Just like they first did 92 years ago, a crowd gathered ''in the lee of the rock'' in cold conditions to honour the dead of the Otago Peninsula.
They stood silent to the call of the Last Post and reverent at the Ode of Remembrance.
They craned their necks to look up towards the Otago Peninsula Soldiers' Memorial as clouds scudded past in the sky above, and the city of Dunedin wrapped around the hills behind.
But the crowd of about 70 that turned out yesterday to witness the rededication of the memorial did so in front of a more accurate roll of honour than those on March 18, 1923.
The rededication came about after historian and author Ron Palenski noticed the errors and wrote about them in the Otago Daily Times.
Previous Rotary district 9980 governor John Prendergast told the gathering about 30 clubs from South Canterbury to Southland had taken on the job of sprucing up memorials for the centenary of World War 1.
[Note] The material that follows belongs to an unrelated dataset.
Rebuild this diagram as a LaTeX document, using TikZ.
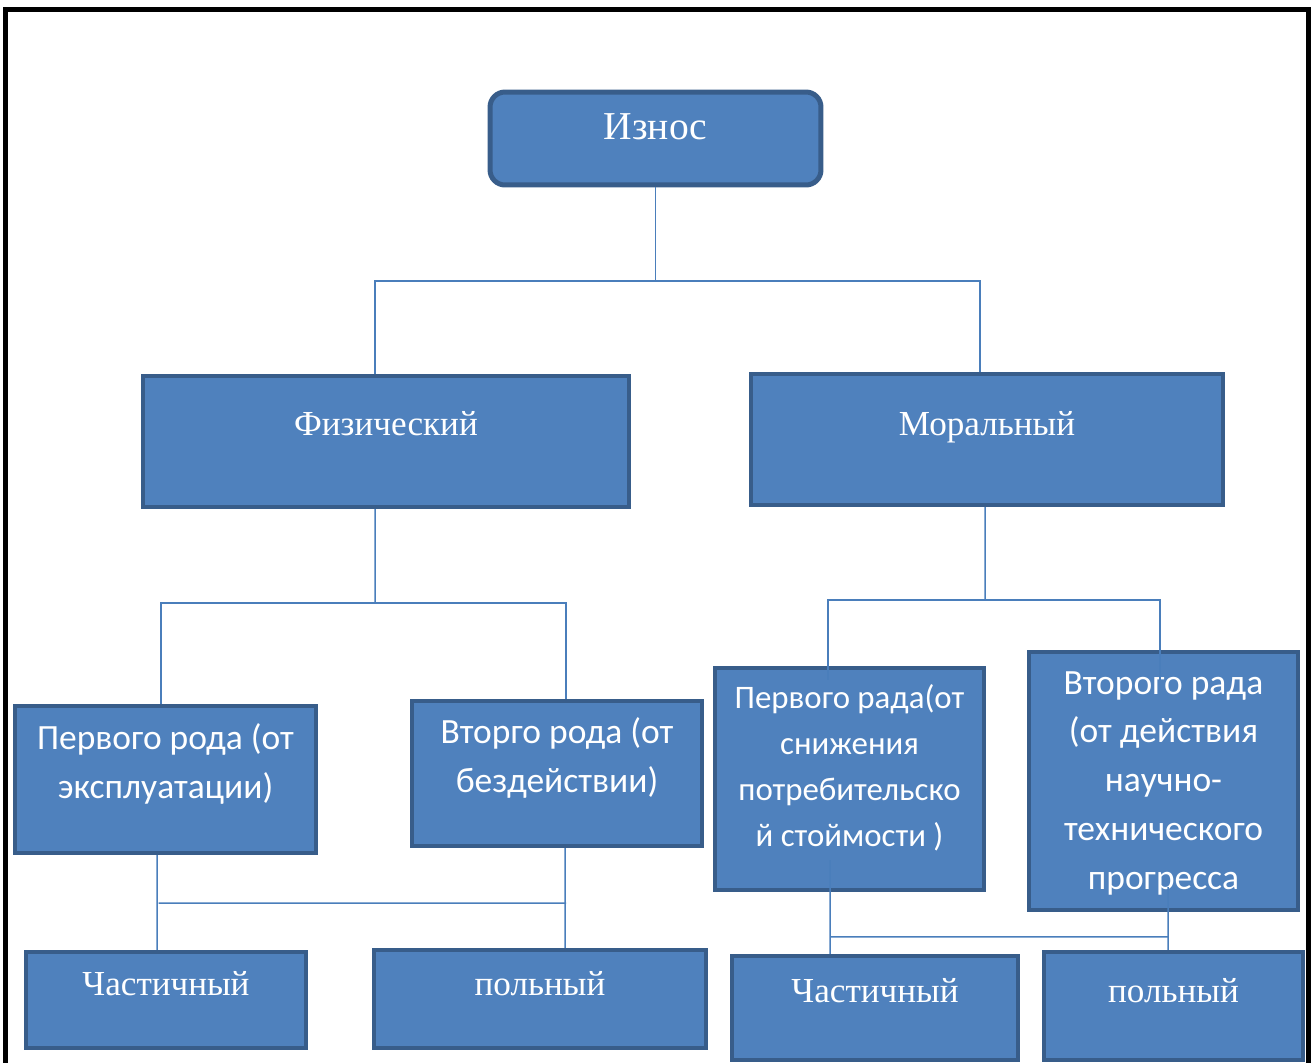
\documentclass[tikz,border=0pt]{standalone}
\usepackage{fontspec}
\setmainfont{Liberation Serif}
\newfontfamily\calibri{Carlito}
\usepackage{tikz}
\usetikzlibrary{positioning}
\definecolor{boxfill}{RGB}{79,129,189}
\definecolor{boxline}{RGB}{56,93,138}
\definecolor{linkblue}{RGB}{74,126,187}

\begin{document}
\begin{tikzpicture}[x=0.02cm, y=-0.02cm,
box/.style={draw=boxline, fill=boxfill, line width=0.09cm, inner sep=0pt},
rbox/.style={box, line width=0.1cm, rounded corners=0.3cm},
serif/.style={text=white, font=\fontsize{20}{24}\selectfont, anchor=center},
sans/.style={text=white, align=center, font=\calibri\fontsize{20.2}{27.8}\selectfont, anchor=center},
link/.style={draw=linkblue, line width=0.03cm}]
\useasboundingbox (0,0) rectangle (1312,1062);
\clip (0,0) rectangle (1312,1062);
% frame
\draw[line width=0.1cm] (5.5,1100) -- (5.5,9.5) -- (1308.5,9.5) -- (1308.5,1100);
% top
\node[rbox, minimum width=6.62cm, minimum height=1.86cm,
  label={[serif, font=\fontsize{22.5}{26}\selectfont, yshift=-0.74cm]north:Износ}] (iznos) at (655.5,138.5) {};
% second row
\node[box, minimum width=9.72cm, minimum height=2.62cm,
  label={[serif, yshift=-1.0cm]north:Физический}] (fiz) at (386,441.5) {};
\node[box, minimum width=9.44cm, minimum height=2.62cm,
  label={[serif, yshift=-1.1cm]north:Моральный}] (mor) at (987,439.5) {};
% third row
\node[box, minimum width=6.02cm, minimum height=2.94cm,
  label={[sans, yshift=-1.21cm]north:Первого рода (от\\эксплуатации)}] (perv) at (165.5,779.5) {};
\node[box, minimum width=5.8cm, minimum height=2.9cm,
  label={[sans, yshift=-1.18cm]north:Вторго рода (от\\бездействии)}] (vtor) at (557,773.5) {};
\node[box, minimum width=5.38cm, minimum height=4.44cm,
  label={[sans, font=\calibri\fontsize{18.7}{26.1}\selectfont, yshift=-2.04cm]north:Первого рада(от\\снижения\\потребительско\\й стоймости )}] (pervR) at (849.5,779) {};
\node[box, minimum width=5.38cm, minimum height=5.16cm,
  label={[sans, yshift=-2.67cm]north:Второго рада\\(от действия\\научно-\\технического\\прогресса}] (vtorR) at (1163.5,781) {};
% bottom row
\node[box, minimum width=5.6cm, minimum height=1.92cm,
  label={[serif, yshift=-0.68cm]north:Частичный}] (chastL) at (166,1000) {};
\node[box, minimum width=6.64cm, minimum height=1.96cm,
  label={[serif, yshift=-0.72cm]north:польный}] (polnL) at (540,999) {};
\node[box, minimum width=5.72cm, minimum height=2.08cm,
  label={[serif, yshift=-0.74cm]north:Частичный}] (chastR) at (875,1008) {};
\node[box, minimum width=5.18cm, minimum height=2.16cm,
  label={[serif, yshift=-0.82cm]north:польный}] (polnR) at (1173.5,1006) {};
% connectors
\coordinate (bus1) at (655.5,281);
\coordinate (bus2) at (375,603);
\coordinate (bus3) at (985,600);
\draw[link] (iznos.south) -- (bus1);
\draw[link] ([xshift=-0.22cm]fiz.north) |- (bus1) -| ([xshift=-0.14cm]mor.north);
\draw[link] ([xshift=-0.22cm]fiz.south) -- (bus2);
\draw[link] ([xshift=-0.09cm]perv.north) |- (bus2) -| ([xshift=0.18cm]vtor.north);
\draw[link] ([xshift=-0.04cm]mor.south) -- (bus3);
\draw[link] ([xshift=-0.43cm, yshift=-0.28cm]pervR.north) |- (bus3) -| ([xshift=-0.07cm, yshift=-0.6cm]vtorR.north);
\draw[link] ([xshift=-0.17cm]perv.south) -- ([xshift=-0.18cm]chastL.north);
\draw[link] ([xshift=0.16cm]vtor.south) -- ([xshift=0.5cm]polnL.north);
\draw[link] ([xshift=-0.14cm, yshift=-0.96cm]perv.south) -- ([xshift=0.18cm, yshift=-1.1cm]vtor.south);
\draw[link] ([xshift=-0.39cm, yshift=0.64cm]pervR.south) -- ([xshift=-0.9cm]chastR.north);
\draw[link] ([xshift=0.09cm, yshift=0.5cm]vtorR.south) -- ([xshift=-0.11cm]polnR.north);
\draw[link] ([xshift=-0.9cm, yshift=0.34cm]chastR.north) -- ([xshift=-0.11cm, yshift=0.26cm]polnR.north);
\end{tikzpicture}
\end{document}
The Rotary Club of Dunedin South took responsibility for the peninsula memorial and, along with a $5700 grant from the Lotteries Commission, helped pay for a new plaque.
The crowd heard the original commissioning of the monument was described in the Otago Daily Times in 1923 as an event where ''the weather was not kind'', leaving a large crowd to gather ''in the lee of the rock''. Yesterday's event was not dissimilar.
Mr Palenski said there had been ''anomalies'' on the plaque, with names and ranks sometimes different from those on other records.
Errors and omissions were a not uncommon feature of World War 1 memorials, with stonemasons working with what they were told, and sometimes ''the telling was imperfect''.
He said if the soldiers listed were prepared to die for their country ''the least we could do is commemorate them accurately''.
The new plaque was unveiled by Dunedin RSA president Lox Kellas, and Dunedin Cr Neville Peat. The original plaque would be stored at the Toitu Otago Settlers Museum.
Mr Kellas said the crosses set up next to the memorial yesterday were some of 690 crosses that would be placed on Dunedin's Oval on Anzac Day, as part of the Fields of Remembrance project.
On Anzac Day each year until 2018, a named cross would be made for every New Zealander who died in service that year. Ten of the crosses yesterday bore the names of men listed on the memorial.